Im Jahr 1632 schließlich dringen Truppen der gegen den Kaiser gerichteten evangelischen Mächte, Schweden, Brandenburg und Sachsen nach Schlesien ein und fügen dem Lande vernichtende Schäden zu.
Erst der Westfälische Friede 1648 garantiert den evangelischen schlesischen Fürstentümern sowie der Stadt Breslau Religionsfreiheit zu. Trotzdem geht die systematische Unterdrückung der evangelischen Konfession weiter.

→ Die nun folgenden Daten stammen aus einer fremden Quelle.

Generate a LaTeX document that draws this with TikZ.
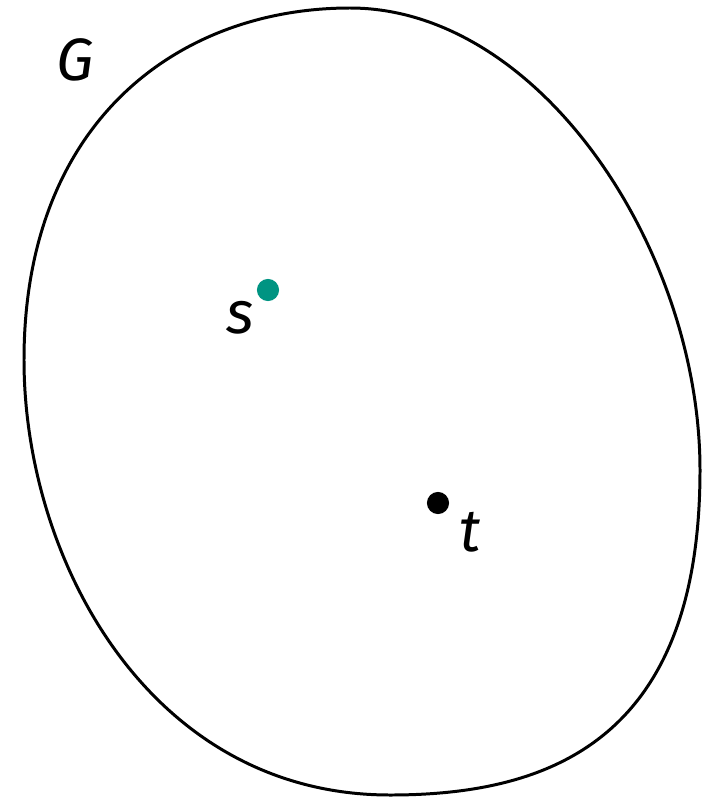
\documentclass[tikz,border=0pt]{standalone}
\usepackage{fontspec}
\setmainfont{Fira Sans}
\usepackage{tikz}
\usetikzlibrary{positioning}
\usepackage{xcolor}
\definecolor{srcteal}{HTML}{009482}

\begin{document}
\begin{tikzpicture}[x=0.01cm,y=-0.01cm,
    vertex/.style={circle,inner sep=0pt,minimum size=6.3pt},
    lbl/.style={font=\fontsize{17}{20}\selectfont\itshape,inner sep=0pt}]
    \useasboundingbox (0,0) rectangle (708,797);
    % the graph G
    \draw[line width=0.85pt] (350,8)
        .. controls (540,8) and (700,250) .. (700,470)
        .. controls (700,740) and (550,795) .. (390,795)
        .. controls (150,795) and (24,560) .. (24,360)
        .. controls (24,120) and (180,8) .. (350,8) -- cycle;
    \node[lbl] (glbl) at (75,60) {G};
    % the two vertices
    \node[vertex,fill=srcteal] (s) at (268,290) {};
    \node[vertex,fill=black] (t) at (438,503) {};
    \node[lbl] (slbl) at (240,318) {s};
    \node[lbl] (tlbl) at (470,532) {t};
\end{tikzpicture}
\end{document}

Obwohl die schlesische Bevölkerung durch den Dreißigjährigen Krieg und durch Pest schwere Verluste erleidet, entwickelt das Land zu jener Zeit eine ungewöhnliche geistige Produktivität. Mit dem Einfall Preußens in Schlesien 1740 ändert sich das Bild. Waren bisher neben Breslau das böhmische Prag und das habsburgische Wien die zentralen Punkte der schlesischen Geschichte, so wendet sich im preußischen Abschnitt seiner weiteren Entwicklung der Blick hinüber zum preußischen Berlin.
Der Regierungsantritt Friedrichs II. (!712-1786) am 31. Mai 1740 als König von Preußen leitet einen neuen Abschnitt in der Geschichte Schlesiens ein. Der König erhebt, noch bevor der durch die Thronbesteigung der Erzherzogin von Österreich und künftigen Kaiserin Maria Theresia ausgelöste österreichische Erbfolgekrieg beginnt, Ansprüche auf Teile Schlesiens, die er aus alten Erbrechten herleitet. Friedrich II. führt um den Besitz Schlesien mit unterschiedlichen wechselnden Kriegsglück drei schlesische Kriege. Am 16. Dezember 1740 beginnt mit dem Einmarsch preußischer Truppen in Schlesien der Erste Schlesische Krieg, in dessen Verlauf bis März 1741 fast ganz Schlesien besetzt wird. Nach der Niederlage der Österreicher bei Mollwitz im April 1741 tritt Maria Theresia im Vorfrieden von Breslau im Juni 1742 fast ganz Schlesien an Preußen ab.
Als sich 1743 die Lage Österreichs im Verlauf des Erbfolgekrieges bessert, greift Friedrich II. erneut in Schlesien ein, um dessen Besitz für Preußen zu retten. Mit dem Einmarsch in Böhmen im August 1744 eröffnet er den Zweiten Schlesischen Krieg, der ihm zunächst schwere Verluste einbringt und ihn zum Rückzug nach Schlesien zwingt. Hier führt sein Sieg bei Hohenfriedeberg 1745 zum Frieden von Dresden, der den Besitz Schlesiens bestätigt.